▶ **GIVEN TASK**
Restate the data word for word and leave the images out.

▶ **DATA BLOCK**
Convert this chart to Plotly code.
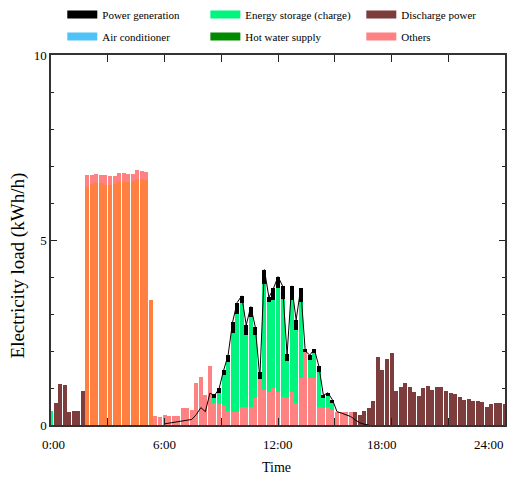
import numpy as np
import plotly.graph_objects as go

# ---------------- data (time slots of 0.24 h, slot k centred at k*0.24 h) ----------------
N_SLOTS = 101
SLOT_H = 0.24

tick_hours = [0, 3, 6, 9, 12, 15, 18, 21, 24]
time_labels = ["0:00", "6:00", "12:00", "18:00", "24:00"]
time_label_pos = [0.12, 5.99, 12.0, 17.51, 23.14]   # where the labels sit under the axis (h)

# Energy storage (charge), kWh/h
charge_start = 0
charge_night = [0.38]
charge_day_start = 36
charge_day = [0.12, 0.30, 0.81, 1.33, 2.12, 2.64, 2.81, 1.95, 2.43, 1.69,
              0.00, 2.85, 2.43, 2.38, 2.79, 2.63, 1.02, 2.50, 1.98, 2.07,
              0.00, 0.50, 0.68, 0.94, 0.27, 0.29, 0.20]

# Power generation (stacked segment on top of the charge bars)
gen_seg_start = 36
gen_seg = [0.12, 0.13, 0.14, 0.18, 0.31, 0.31, 0.20, 0.27, 0.27, 0.23,
           0.21, 0.39, 0.14, 0.31, 0.32, 0.36, 0.18, 0.38, 0.27, 0.36,
           0.07, 0.13, 0.11, 0.15, 0.09, 0.08, 0.08]

# Power generation curve
gen_line_start = 25
gen_line = [0.03, 0.05, 0.08, 0.11, 0.13, 0.14, 0.15, 0.28, 0.47, 0.36, 0.86,
            0.80, 0.97, 1.47, 1.88, 2.78, 3.31, 3.49, 2.70, 3.20, 2.65,
            1.28, 4.20, 3.45, 3.69, 4.01, 3.76, 1.90, 3.76, 2.84, 3.69,
            2.00, 1.89, 2.05, 1.59, 0.80, 0.87, 0.68,
            0.36, 0.32, 0.27, 0.23, 0.14, 0.06, 0.02, 0.00]

# Discharge power
discharge_night_start = 1
discharge_night = [0.60, 1.11, 1.08, 0.36, 0.38, 0.38, 0.92]
discharge_eve_start = 67
discharge_eve = [0.36, 0.27, 0.37, 0.46, 0.65, 1.85, 1.49, 1.78, 1.95, 0.92,
                 1.03, 1.14, 1.03, 0.89, 0.78, 1.00, 1.05, 0.95, 1.03, 1.03,
                 0.92, 0.86, 0.84, 0.76, 0.68, 0.70, 0.65, 0.65, 0.62, 0.49,
                 0.57, 0.59, 0.59, 0.57]

# Heat-pump water heating (orange bars at night)
hotwater_start = 8
hotwater = [6.42, 6.51, 6.54, 6.54, 6.49, 6.49, 6.51, 6.59, 6.57, 6.57,
            6.60, 6.65, 6.65, 6.63, 3.38]

# Others
others_start = 8
others = [0.34, 0.25, 0.24, 0.22, 0.27, 0.24, 0.22, 0.21, 0.23, 0.21,
          0.18, 0.24, 0.21, 0.21, 0.00,
          0.24, 0.22, 0.27, 0.25, 0.25, 0.24, 0.47, 0.47, 0.41, 1.14, 1.31, 0.82, 1.59,
          0.60, 0.56, 0.54, 0.38, 0.36, 0.36, 0.48, 0.48, 0.50, 0.74, 1.23, 0.95, 0.90, 1.00,
          0.90, 0.77, 0.72, 0.88, 0.59, 1.26, 1.98, 1.26, 1.26, 0.50, 0.45, 0.50, 0.40,
          0.36, 0.36, 0.36, 0.36]

legend_names = ["Power generation", "Air conditioner",
                "Energy storage (charge)", "Hot water supply",
                "Discharge power", "Others"]

# ---------------- styles ----------------
C_GEN = "#000000"
C_CHARGE = "#00F57F"
C_DISCH = "#7D3D3D"
C_AC = "#4FC3F7"
C_HW = "#008A00"
C_OTHERS = "#FF8282"
C_HEAT = "#FF8040"
FONT = "Liberation Serif, Times New Roman, serif"


def place(*parts):
    arr = np.zeros(N_SLOTS)
    for start, vals in parts:
        arr[start:start + len(vals)] += np.array(vals)
    return arr


x_slots = np.arange(N_SLOTS) * SLOT_H

fig = go.Figure()
bar_kw = dict(x=x_slots, showlegend=False, marker_line_width=0, hoverinfo="skip")
fig.add_bar(y=place((hotwater_start, hotwater)), marker_color=C_HEAT, name="Heat pump", **bar_kw)
fig.add_bar(y=place((others_start, others)), marker_color=C_OTHERS, name="Others", **bar_kw)
fig.add_bar(y=place((charge_start, charge_night), (charge_day_start, charge_day)),
            marker_color=C_CHARGE, name="Energy storage (charge)", **bar_kw)
fig.add_bar(y=place((gen_seg_start, gen_seg)), marker_color=C_GEN, name="Power generation", **bar_kw)
fig.add_bar(y=place((discharge_night_start, discharge_night), (discharge_eve_start, discharge_eve)),
            marker_color=C_DISCH, name="Discharge power", **bar_kw)

x_line = (np.arange(len(gen_line)) + gen_line_start) * SLOT_H
fig.add_scatter(x=x_line, y=gen_line, mode="lines", line=dict(color="black", width=1),
                showlegend=False, hoverinfo="skip")

# legend entries (wide swatches)
legend_cols = [("legend", [(legend_names[0], C_GEN), (legend_names[1], C_AC)]),
               ("legend2", [(legend_names[2], C_CHARGE), (legend_names[3], C_HW)]),
               ("legend3", [(legend_names[4], C_DISCH), (legend_names[5], C_OTHERS)])]
for lg, items in legend_cols:
    for name, col in items:
        fig.add_scatter(x=[None], y=[None], mode="lines", name=name, legend=lg,
                        legendgroup=name, line=dict(color=col, width=8))

leg_common = dict(y=1.1486, xanchor="left", yanchor="top", orientation="v",
                  bgcolor="rgba(0,0,0,0)", font=dict(family=FONT, size=11, color="black"),
                  tracegroupgap=3, traceorder="grouped", itemwidth=30)

annotations = [
    dict(text=lab, x=pos, xref="x", y=-0.0514, yref="paper", showarrow=False,
         xanchor="center", yanchor="middle", font=dict(family=FONT, size=13))
    for lab, pos in zip(time_labels, time_label_pos)
]
annotations += [
    dict(text="Time", xref="paper", yref="paper", x=0.497, y=-0.116,
         showarrow=False, font=dict(family=FONT, size=14), xanchor="center", yanchor="middle"),
    dict(text="Electricity load (kWh/h)", xref="paper", yref="paper", x=-0.072, y=0.432,
         showarrow=False, textangle=-90, font=dict(family=FONT, size=19),
         xanchor="center", yanchor="middle"),
]

fig.update_layout(
    width=521, height=481,
    margin=dict(l=51, r=16, t=55, b=56, autoexpand=False),
    plot_bgcolor="white", paper_bgcolor="white",
    barmode="stack", bargap=0.12,
    font=dict(family=FONT, size=13, color="black"),
    legend=dict(x=0.0249, **leg_common),
    legend2=dict(x=0.340, **leg_common),
    legend3=dict(x=0.6835, **leg_common),
    xaxis=dict(range=[0, 24], tickmode="array", tickvals=tick_hours, showticklabels=False,
               ticks="inside", ticklen=7, tickwidth=1.2, tickcolor="#222",
               showline=True, linecolor="#333", linewidth=1.5, mirror="ticks",
               showgrid=False, zeroline=False),
    yaxis=dict(range=[0, 10], tickmode="array", tickvals=[0, 5, 10], ticktext=["0", "5", "10"],
               ticks="inside", ticklen=6, tickwidth=1.2, tickcolor="#222",
               minor=dict(dtick=1, ticks="inside", ticklen=3, tickcolor="#222", tickwidth=1.2),
               showline=True, linecolor="#333", linewidth=1.5, mirror="ticks",
               showgrid=False, zeroline=False, tickfont=dict(family=FONT, size=13)),
    annotations=annotations,
)

fig.write_html("out.html")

▶ **EXPECTED ANSWER**
Convert this chart to Plotly code.
import numpy as np
import plotly.graph_objects as go

# ---------------- data (time slots of 0.24 h, slot k centred at k*0.24 h) ----------------
N_SLOTS = 101
SLOT_H = 0.24

tick_hours = [0, 3, 6, 9, 12, 15, 18, 21, 24]
time_labels = ["0:00", "6:00", "12:00", "18:00", "24:00"]
time_label_pos = [0.12, 5.99, 12.0, 17.51, 23.14]   # where the labels sit under the axis (h)

# Energy storage (charge), kWh/h
charge_start = 0
charge_night = [0.38]
charge_day_start = 36
charge_day = [0.12, 0.30, 0.81, 1.33, 2.12, 2.64, 2.81, 1.95, 2.43, 1.69,
              0.00, 2.85, 2.43, 2.38, 2.79, 2.63, 1.02, 2.50, 1.98, 2.07,
              0.00, 0.50, 0.68, 0.94, 0.27, 0.29, 0.20]

# Power generation (stacked segment on top of the charge bars)
gen_seg_start = 36
gen_seg = [0.12, 0.13, 0.14, 0.18, 0.31, 0.31, 0.20, 0.27, 0.27, 0.23,
           0.21, 0.39, 0.14, 0.31, 0.32, 0.36, 0.18, 0.38, 0.27, 0.36,
           0.07, 0.13, 0.11, 0.15, 0.09, 0.08, 0.08]

# Power generation curve
gen_line_start = 25
gen_line = [0.03, 0.05, 0.08, 0.11, 0.13, 0.14, 0.15, 0.28, 0.47, 0.36, 0.86,
            0.80, 0.97, 1.47, 1.88, 2.78, 3.31, 3.49, 2.70, 3.20, 2.65,
            1.28, 4.20, 3.45, 3.69, 4.01, 3.76, 1.90, 3.76, 2.84, 3.69,
            2.00, 1.89, 2.05, 1.59, 0.80, 0.87, 0.68,
            0.36, 0.32, 0.27, 0.23, 0.14, 0.06, 0.02, 0.00]

# Discharge power
discharge_night_start = 1
discharge_night = [0.60, 1.11, 1.08, 0.36, 0.38, 0.38, 0.92]
discharge_eve_start = 67
discharge_eve = [0.36, 0.27, 0.37, 0.46, 0.65, 1.85, 1.49, 1.78, 1.95, 0.92,
                 1.03, 1.14, 1.03, 0.89, 0.78, 1.00, 1.05, 0.95, 1.03, 1.03,
                 0.92, 0.86, 0.84, 0.76, 0.68, 0.70, 0.65, 0.65, 0.62, 0.49,
                 0.57, 0.59, 0.59, 0.57]

# Heat-pump water heating (orange bars at night)
hotwater_start = 8
hotwater = [6.42, 6.51, 6.54, 6.54, 6.49, 6.49, 6.51, 6.59, 6.57, 6.57,
            6.60, 6.65, 6.65, 6.63, 3.38]

# Others
others_start = 8
others = [0.34, 0.25, 0.24, 0.22, 0.27, 0.24, 0.22, 0.21, 0.23, 0.21,
          0.18, 0.24, 0.21, 0.21, 0.00,
          0.24, 0.22, 0.27, 0.25, 0.25, 0.24, 0.47, 0.47, 0.41, 1.14, 1.31, 0.82, 1.59,
          0.60, 0.56, 0.54, 0.38, 0.36, 0.36, 0.48, 0.48, 0.50, 0.74, 1.23, 0.95, 0.90, 1.00,
          0.90, 0.77, 0.72, 0.88, 0.59, 1.26, 1.98, 1.26, 1.26, 0.50, 0.45, 0.50, 0.40,
          0.36, 0.36, 0.36, 0.36]

legend_names = ["Power generation", "Air conditioner",
                "Energy storage (charge)", "Hot water supply",
                "Discharge power", "Others"]

# ---------------- styles ----------------
C_GEN = "#000000"
C_CHARGE = "#00F57F"
C_DISCH = "#7D3D3D"
C_AC = "#4FC3F7"
C_HW = "#008A00"
C_OTHERS = "#FF8282"
C_HEAT = "#FF8040"
FONT = "Liberation Serif, Times New Roman, serif"


def place(*parts):
    arr = np.zeros(N_SLOTS)
    for start, vals in parts:
        arr[start:start + len(vals)] += np.array(vals)
    return arr


x_slots = np.arange(N_SLOTS) * SLOT_H

fig = go.Figure()
bar_kw = dict(x=x_slots, showlegend=False, marker_line_width=0, hoverinfo="skip")
fig.add_bar(y=place((hotwater_start, hotwater)), marker_color=C_HEAT, name="Heat pump", **bar_kw)
fig.add_bar(y=place((others_start, others)), marker_color=C_OTHERS, name="Others", **bar_kw)
fig.add_bar(y=place((charge_start, charge_night), (charge_day_start, charge_day)),
            marker_color=C_CHARGE, name="Energy storage (charge)", **bar_kw)
fig.add_bar(y=place((gen_seg_start, gen_seg)), marker_color=C_GEN, name="Power generation", **bar_kw)
fig.add_bar(y=place((discharge_night_start, discharge_night), (discharge_eve_start, discharge_eve)),
            marker_color=C_DISCH, name="Discharge power", **bar_kw)

x_line = (np.arange(len(gen_line)) + gen_line_start) * SLOT_H
fig.add_scatter(x=x_line, y=gen_line, mode="lines", line=dict(color="black", width=1),
                showlegend=False, hoverinfo="skip")

# legend entries (wide swatches)
legend_cols = [("legend", [(legend_names[0], C_GEN), (legend_names[1], C_AC)]),
               ("legend2", [(legend_names[2], C_CHARGE), (legend_names[3], C_HW)]),
               ("legend3", [(legend_names[4], C_DISCH), (legend_names[5], C_OTHERS)])]
for lg, items in legend_cols:
    for name, col in items:
        fig.add_scatter(x=[None], y=[None], mode="lines", name=name, legend=lg,
                        legendgroup=name, line=dict(color=col, width=8))

leg_common = dict(y=1.1486, xanchor="left", yanchor="top", orientation="v",
                  bgcolor="rgba(0,0,0,0)", font=dict(family=FONT, size=11, color="black"),
                  tracegroupgap=3, traceorder="grouped", itemwidth=30)

annotations = [
    dict(text=lab, x=pos, xref="x", y=-0.0514, yref="paper", showarrow=False,
         xanchor="center", yanchor="middle", font=dict(family=FONT, size=13))
    for lab, pos in zip(time_labels, time_label_pos)
]
annotations += [
    dict(text="Time", xref="paper", yref="paper", x=0.497, y=-0.116,
         showarrow=False, font=dict(family=FONT, size=14), xanchor="center", yanchor="middle"),
    dict(text="Electricity load (kWh/h)", xref="paper", yref="paper", x=-0.072, y=0.432,
         showarrow=False, textangle=-90, font=dict(family=FONT, size=19),
         xanchor="center", yanchor="middle"),
]

fig.update_layout(
    width=521, height=481,
    margin=dict(l=51, r=16, t=55, b=56, autoexpand=False),
    plot_bgcolor="white", paper_bgcolor="white",
    barmode="stack", bargap=0.12,
    font=dict(family=FONT, size=13, color="black"),
    legend=dict(x=0.0249, **leg_common),
    legend2=dict(x=0.340, **leg_common),
    legend3=dict(x=0.6835, **leg_common),
    xaxis=dict(range=[0, 24], tickmode="array", tickvals=tick_hours, showticklabels=False,
               ticks="inside", ticklen=7, tickwidth=1.2, tickcolor="#222",
               showline=True, linecolor="#333", linewidth=1.5, mirror="ticks",
               showgrid=False, zeroline=False),
    yaxis=dict(range=[0, 10], tickmode="array", tickvals=[0, 5, 10], ticktext=["0", "5", "10"],
               ticks="inside", ticklen=6, tickwidth=1.2, tickcolor="#222",
               minor=dict(dtick=1, ticks="inside", ticklen=3, tickcolor="#222", tickwidth=1.2),
               showline=True, linecolor="#333", linewidth=1.5, mirror="ticks",
               showgrid=False, zeroline=False, tickfont=dict(family=FONT, size=13)),
    annotations=annotations,
)

fig.write_html("out.html")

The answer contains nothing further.